Dr. Ralph Loren Erickson, chief consultant of post deployment health services for the Veterans Health Administration, has co-chaired the working group reviewing the recent IOM findings. He predicted last March that McDonald could get final recommendations in time to decide by August whether to expand the Vietnam-era list of presumptive diseases. That didn’t happen, however. One official said the group got diverted to other work, including VA’s announcement in September of eight diseases linked to contaminants found in the water supply at Camp Lejeune, North Carolina, before 1988.
An Agent Orange law that Congress allowed to sunset last year would have required the VA secretary to take action on IOM recommendations within 60 days of receiving its report, in this case by last May.
The VA technical work group now expects to have a draft response and action plan on findings of the IOM, renamed the National Academy of Medicine, by early December. The packet then will be given to a VA IOM Task Force before recommendations are made to the secretary. By then, Trump will be president and VA presumably will have a new secretary.
“Limited or suggestive” epidemiological evidence that a disease is associated with herbicide exposure means a link to increased risk for a health effect. But the term doesn’t always produce a decision to presume service connection. For some ailments, including ischemic heart disease, VA secretaries have used “limited or suggestive evidence” to add to the presumptive list of Agent Orange diseases. For others, including hypertension, which is suffered by two thirds of Americans 65 and older, the same evidence hasn’t been seen as strong enough.
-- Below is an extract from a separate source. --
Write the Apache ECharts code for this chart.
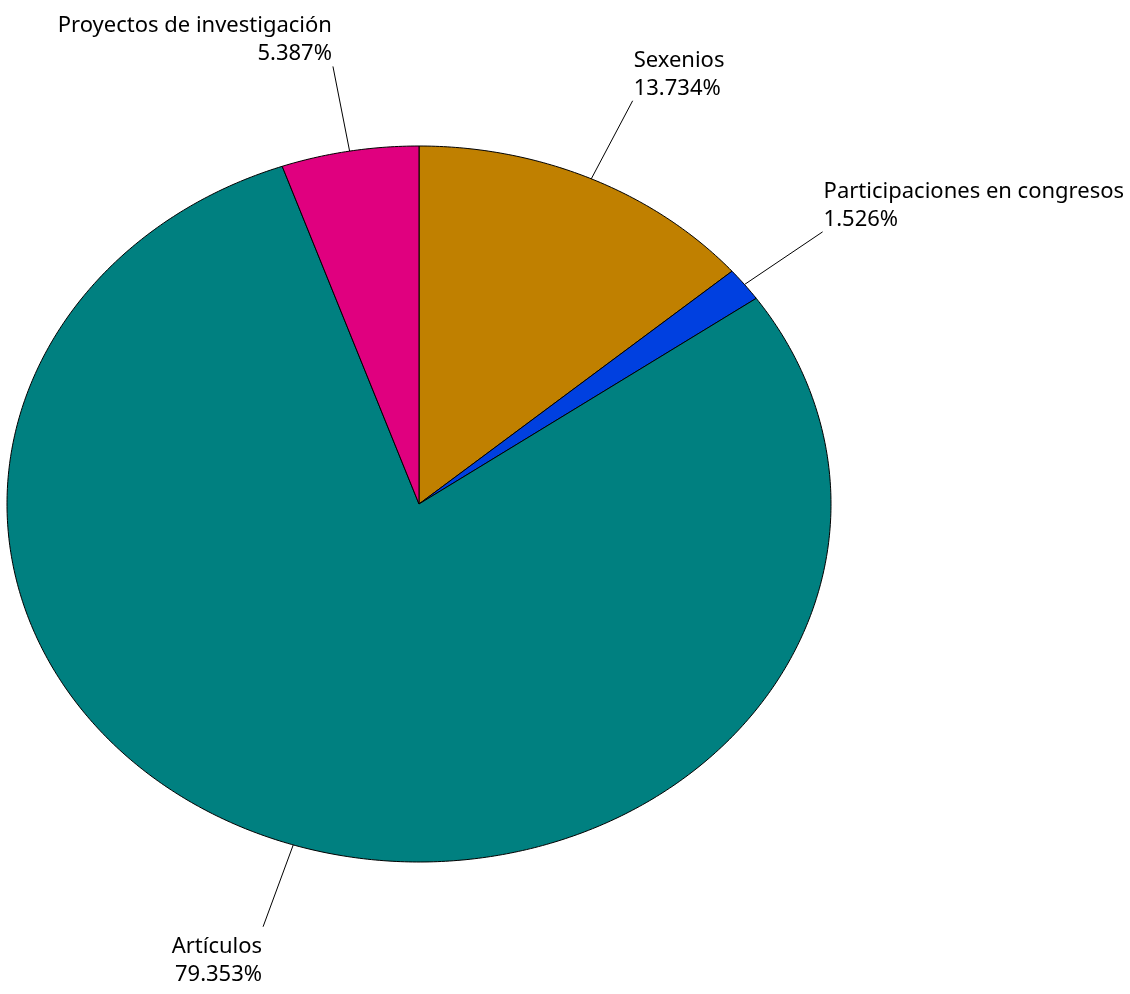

VA APPEALS STAAB DECISION: We reported here last August that more two million claims for VA reimbursement of private sector emergency health care services since February 2010 could be allowed for veterans enrolled in VA health care under a July ruling from the U.S. Court of Appeals for Veterans Claims in the case of Richard W. Staab v. Robert A. McDonald.
In part because that decision, if allowed to stand, would cost VA as much as $10.6 billion. The department has filed an appeal to the U.S. Court of Appeals for the Federal District, which could take another year to resolve.
For many years VA has maintained that, by law, it can reimburse VA-enrolled veterans for outside emergency care only if they have no alternative health insurance including Medicare, Tricare, employer-provided health insurance or contracted health plans. The practical effect has been that veterans with other health insurance are stuck paying hefty out-of-pocket costs that their plans won’t cover while veterans with no other insurance have seen VA routinely pick up their entire emergency care tab.
This irked Congress enough by 2009 that it tried to clarify the law on VA coverage of outside emergency care, adding language that VA could “reimburse veterans for treatment in a non-VA facility if they have a third-party insurance that would pay a portion of the emergency care.”
The change took effect Feb. 1, 2010. But in preparing new regulations, VA officials interpreted the revised law as still preserving its old way of screening most emergency care claims. That was wrong, ruled the appellate claims court last April, citing “plain language” of the revised statute. Last July, the full court upheld the decision.
VA filed a motion to “stay the precedential effect” of the decision — that is, to not require payment of any previously denied emergency claims, given the “strong likelihood” the decision will be reversed. So VA hasn’t yet paid any emergency care claims Staab would require, explaining that to do so requires new regulations to support a complex claims review process.
Meanwhile, VA has suspended consideration of tens of thousands of claims for emergency care that it previously would have denied.
VA estimates if Staab is not reversed, 68 million more claims for emergency care would be eligible for reimbursement over the next decade.